Eu sei, você deve estar se perguntando: “Mas Lucas, como você conseguiu jogar até o final de Arcadian Atlas sendo que o sistema de combate é tão sem sal?”. Como eu disse acima, a história e a apresentação dos personagens.
“Arcadian Atlas” consegue muito bem se sobressair na história e especialmente no departamento artístico. É incrível como a Twin Otter Studios foi capaz de transpor tanta emoção em tão poucas animações. Em um mercado que está lotado de jogos inspirados por Final Fantasy Tactics, esse feito não pode deixar de ser passado em branco.
Do momento em que Vashti e Desmond entraram em cena até os minutos finais da jornada que durou apenas 14h, um número bastante conservador considerando todos os outros jogos táticos que joguei em recente memória, eu estava completamente obcecado para ver para onde a história ia. “O que será que vai acontecer no próximo capítulo” ou “Como vão resolver essa decisão complexa?”. Em muitos momentos, cabia a mim definir o rumo da história, e que rumo ela tomou.
Eu adorei as horas que tive com “Arcadian Atlas”. Queria que ele fosse mais refinado no combate? Sem sombra de dúvidas. Queria mais variedade de inimigos, melhorias no campo de batalha e uma melhor utilização das diferentes classes. Mas também, depois de anos e mais anos com jogos inspirados por Final Fantasy Tactics, é muito bom ver um que ao menos acertou em cheio no que eu mais temia: a trama.
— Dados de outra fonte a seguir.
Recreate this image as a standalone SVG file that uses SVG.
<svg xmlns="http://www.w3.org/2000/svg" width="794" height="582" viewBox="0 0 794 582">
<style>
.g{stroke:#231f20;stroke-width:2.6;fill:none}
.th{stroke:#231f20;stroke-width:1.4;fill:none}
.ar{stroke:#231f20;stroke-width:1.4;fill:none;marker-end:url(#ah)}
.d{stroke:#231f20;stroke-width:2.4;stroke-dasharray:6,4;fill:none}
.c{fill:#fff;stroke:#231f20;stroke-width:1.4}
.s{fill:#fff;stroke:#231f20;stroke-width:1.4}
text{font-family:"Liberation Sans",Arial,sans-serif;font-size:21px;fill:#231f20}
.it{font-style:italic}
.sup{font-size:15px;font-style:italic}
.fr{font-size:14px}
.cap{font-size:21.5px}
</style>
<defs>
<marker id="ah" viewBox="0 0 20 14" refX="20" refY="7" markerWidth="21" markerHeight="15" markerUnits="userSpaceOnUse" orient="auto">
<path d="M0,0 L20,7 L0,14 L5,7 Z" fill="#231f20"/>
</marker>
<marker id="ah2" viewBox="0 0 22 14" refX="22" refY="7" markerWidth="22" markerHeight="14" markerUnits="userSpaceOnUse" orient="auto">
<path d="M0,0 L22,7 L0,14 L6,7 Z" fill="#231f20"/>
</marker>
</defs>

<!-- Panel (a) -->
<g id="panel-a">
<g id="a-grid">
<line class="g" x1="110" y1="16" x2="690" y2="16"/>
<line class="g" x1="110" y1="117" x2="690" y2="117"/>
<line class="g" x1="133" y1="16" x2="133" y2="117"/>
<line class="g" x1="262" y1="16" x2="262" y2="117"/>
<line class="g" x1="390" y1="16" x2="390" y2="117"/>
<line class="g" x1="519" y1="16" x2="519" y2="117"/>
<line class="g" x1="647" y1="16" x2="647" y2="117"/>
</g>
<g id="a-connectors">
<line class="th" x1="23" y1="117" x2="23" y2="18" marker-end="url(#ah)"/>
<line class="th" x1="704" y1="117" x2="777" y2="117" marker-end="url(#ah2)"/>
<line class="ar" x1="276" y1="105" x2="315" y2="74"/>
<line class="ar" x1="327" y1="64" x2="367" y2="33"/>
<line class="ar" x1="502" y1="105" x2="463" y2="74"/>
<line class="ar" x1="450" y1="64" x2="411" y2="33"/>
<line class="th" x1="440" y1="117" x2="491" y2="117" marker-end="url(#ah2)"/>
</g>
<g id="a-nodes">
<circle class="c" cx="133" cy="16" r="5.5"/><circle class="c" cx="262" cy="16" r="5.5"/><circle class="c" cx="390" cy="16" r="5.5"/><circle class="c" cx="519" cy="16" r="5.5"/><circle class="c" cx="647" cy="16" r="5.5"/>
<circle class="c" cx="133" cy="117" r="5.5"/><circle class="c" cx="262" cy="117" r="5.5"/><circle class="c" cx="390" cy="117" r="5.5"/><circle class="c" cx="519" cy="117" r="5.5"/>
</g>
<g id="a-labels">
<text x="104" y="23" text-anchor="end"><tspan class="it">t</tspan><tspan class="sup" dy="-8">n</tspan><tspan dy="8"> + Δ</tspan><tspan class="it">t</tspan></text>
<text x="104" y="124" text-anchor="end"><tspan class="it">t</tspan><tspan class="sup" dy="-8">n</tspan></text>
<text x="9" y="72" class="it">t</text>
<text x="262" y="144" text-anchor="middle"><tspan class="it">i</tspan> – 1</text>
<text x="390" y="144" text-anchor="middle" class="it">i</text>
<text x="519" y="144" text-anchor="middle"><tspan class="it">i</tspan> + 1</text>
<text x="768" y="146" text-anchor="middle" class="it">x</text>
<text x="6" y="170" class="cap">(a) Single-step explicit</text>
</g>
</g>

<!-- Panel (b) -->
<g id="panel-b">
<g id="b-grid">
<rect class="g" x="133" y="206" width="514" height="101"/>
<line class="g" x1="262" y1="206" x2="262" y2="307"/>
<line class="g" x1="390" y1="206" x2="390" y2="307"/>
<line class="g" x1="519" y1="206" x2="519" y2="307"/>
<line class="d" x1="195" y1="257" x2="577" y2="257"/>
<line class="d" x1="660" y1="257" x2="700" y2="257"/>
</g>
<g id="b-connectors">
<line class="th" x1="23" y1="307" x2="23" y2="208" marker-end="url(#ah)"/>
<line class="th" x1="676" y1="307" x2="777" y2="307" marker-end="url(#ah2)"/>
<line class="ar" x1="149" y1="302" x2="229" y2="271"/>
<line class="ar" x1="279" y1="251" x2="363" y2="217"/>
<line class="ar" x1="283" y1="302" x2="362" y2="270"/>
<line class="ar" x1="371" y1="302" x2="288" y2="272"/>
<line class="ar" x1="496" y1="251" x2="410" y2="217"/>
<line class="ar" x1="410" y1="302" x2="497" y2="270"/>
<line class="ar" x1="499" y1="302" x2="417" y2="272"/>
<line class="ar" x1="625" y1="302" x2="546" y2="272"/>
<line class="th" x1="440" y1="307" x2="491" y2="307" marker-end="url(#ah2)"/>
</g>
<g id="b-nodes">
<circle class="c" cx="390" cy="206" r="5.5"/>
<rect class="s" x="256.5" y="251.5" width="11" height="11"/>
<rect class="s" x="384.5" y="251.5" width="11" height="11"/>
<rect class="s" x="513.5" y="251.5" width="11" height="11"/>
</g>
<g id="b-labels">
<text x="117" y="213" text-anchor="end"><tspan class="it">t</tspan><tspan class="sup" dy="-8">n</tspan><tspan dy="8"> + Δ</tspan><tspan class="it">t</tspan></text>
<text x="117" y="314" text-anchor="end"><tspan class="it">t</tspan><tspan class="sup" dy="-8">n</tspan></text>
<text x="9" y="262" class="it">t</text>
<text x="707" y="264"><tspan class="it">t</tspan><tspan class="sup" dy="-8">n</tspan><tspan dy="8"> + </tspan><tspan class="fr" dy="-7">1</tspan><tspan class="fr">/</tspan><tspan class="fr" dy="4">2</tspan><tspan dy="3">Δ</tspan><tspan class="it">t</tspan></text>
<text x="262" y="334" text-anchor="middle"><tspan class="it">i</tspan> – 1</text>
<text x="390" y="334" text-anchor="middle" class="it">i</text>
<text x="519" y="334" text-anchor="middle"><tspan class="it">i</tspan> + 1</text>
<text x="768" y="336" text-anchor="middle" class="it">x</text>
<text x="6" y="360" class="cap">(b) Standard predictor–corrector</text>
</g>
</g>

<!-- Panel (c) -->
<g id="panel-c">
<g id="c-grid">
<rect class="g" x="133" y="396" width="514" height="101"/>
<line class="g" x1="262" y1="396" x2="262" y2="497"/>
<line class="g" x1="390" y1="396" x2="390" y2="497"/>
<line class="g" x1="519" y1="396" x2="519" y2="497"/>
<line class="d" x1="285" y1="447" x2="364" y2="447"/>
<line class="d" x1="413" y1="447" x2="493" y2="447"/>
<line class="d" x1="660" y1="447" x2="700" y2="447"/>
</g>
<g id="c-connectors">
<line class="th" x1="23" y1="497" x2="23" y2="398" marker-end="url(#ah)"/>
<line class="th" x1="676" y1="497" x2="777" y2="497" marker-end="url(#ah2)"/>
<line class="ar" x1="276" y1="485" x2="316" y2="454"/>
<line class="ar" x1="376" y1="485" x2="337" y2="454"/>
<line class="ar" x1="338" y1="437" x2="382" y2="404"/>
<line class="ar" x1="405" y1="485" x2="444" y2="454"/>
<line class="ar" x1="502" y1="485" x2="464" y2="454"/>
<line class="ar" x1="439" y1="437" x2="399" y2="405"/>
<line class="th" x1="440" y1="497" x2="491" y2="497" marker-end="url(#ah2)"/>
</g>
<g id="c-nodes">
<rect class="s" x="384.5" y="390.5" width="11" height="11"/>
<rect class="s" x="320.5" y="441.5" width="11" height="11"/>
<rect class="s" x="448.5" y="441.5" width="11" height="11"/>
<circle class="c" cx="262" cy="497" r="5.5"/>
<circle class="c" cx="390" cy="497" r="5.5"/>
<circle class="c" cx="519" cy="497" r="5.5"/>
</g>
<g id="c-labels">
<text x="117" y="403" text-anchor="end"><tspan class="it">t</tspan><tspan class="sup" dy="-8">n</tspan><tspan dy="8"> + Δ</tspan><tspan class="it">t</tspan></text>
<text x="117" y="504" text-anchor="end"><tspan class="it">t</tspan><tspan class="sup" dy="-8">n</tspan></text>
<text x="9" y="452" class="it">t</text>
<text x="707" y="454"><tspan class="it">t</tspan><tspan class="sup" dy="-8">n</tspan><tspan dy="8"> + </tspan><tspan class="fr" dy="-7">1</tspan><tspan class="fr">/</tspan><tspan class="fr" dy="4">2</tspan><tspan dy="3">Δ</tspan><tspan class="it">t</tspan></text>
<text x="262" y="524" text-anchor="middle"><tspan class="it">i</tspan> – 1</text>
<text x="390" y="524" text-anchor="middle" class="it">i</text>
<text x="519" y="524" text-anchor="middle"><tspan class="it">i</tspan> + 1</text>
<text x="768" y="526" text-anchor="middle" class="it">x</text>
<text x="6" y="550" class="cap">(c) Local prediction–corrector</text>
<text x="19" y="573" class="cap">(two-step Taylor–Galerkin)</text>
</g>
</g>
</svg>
Por isso só ele vale a sua atenção.
Arcadian Atlas
Total - 8.5
8.5
Arcadian Atlas” não vai receber o troféu de SRPG do ano. Ele não tem o melhor sistema de combate e o próprio é um tanto quanto desbalanceado. Entretanto, ele mais do que compensa isso com uma excelentíssima trama que vai te fisgar do começo ao fim. Se for para investir 14h em um SPRG, que seja em “Arcadian Atlas”, vai por mim.